McCauley, who also operates a website called Deep Sea Mining Watch, said the mining planned for the CCZ is for polymetallic nodules — also known as manganese nodules.

He said the noise from deep-sea mining, as well as the mining itself — which will dislodge sections of previously unexcavated ocean floor — will negatively affect fisheries.

“You have some sort of extractor … that grinds up material on the sea floor, sends it up through these riser pipes to the mother ship that’s operating at the surface,” McCauley said. “And on … these surface support ships, there’s not anything more happening than basic processing of taking out the ore — the resource that they want to take back to a shore-based facility to be refined — and ejection.

“As you can imagine, there’s a huge amount of wastewater and waste slurry that is then ejected back out. This is sort of a mobile or fluid version of the (waste) you would find in a (land-based) mining operation. There are two plumes that are created … on the sea floor where the mining actually occurs … and a plume that is formed where the wastewater is ejected … back into the area where the mining has occurred.”

According to McCauley, the wastewater plumes — which he said could contain copper, cadmium, iron, cobalt, chromium, nickel and zinc, “have more consequences for fisheries.”
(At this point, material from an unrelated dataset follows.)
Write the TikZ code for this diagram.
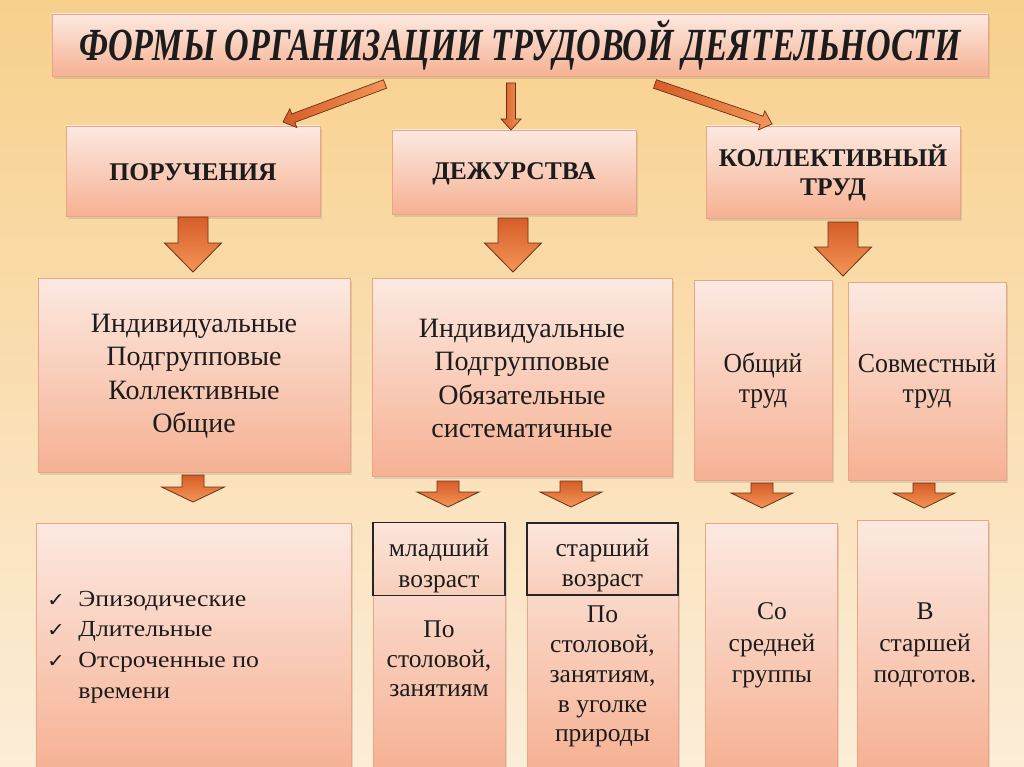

He said computer modeling has been done by researchers from the University of Hawaii and Massachusetts Institute of Technology in an effort to determine how large those plumes will be, how far they will extend, and the impact they will have on fisheries.

“We won’t know until if mining were to start what would be the real spatial impact will be of these plumes,” he said. “… “U.S. fisheries, for the international fisheries that operate in the high seas, are some of the most impacted when you break it down by country level.”

He said the plumes could overlap into between 8% and 16% of U.S. fisheries.

“The CCZ is the area where there’s the highest level of catch overlap with these mining plume areas,” he said.

According to McCauley, projections about catch data based on the size of plume overlap into fisheries has been done for skipjack, yellowfin and bigeye tuna. With an overlap of 200 kilometers by the waste plumes, it’s projected there will be an encroachment of 11.3% into skipjack tuna fisheries.

“A number of 11% might be large, it might be small. But if mining was to be proposed in 11% of my own back yard or impact 11% of my family garden, I would be upset,” McCauley said. “It would not be a small number for me.”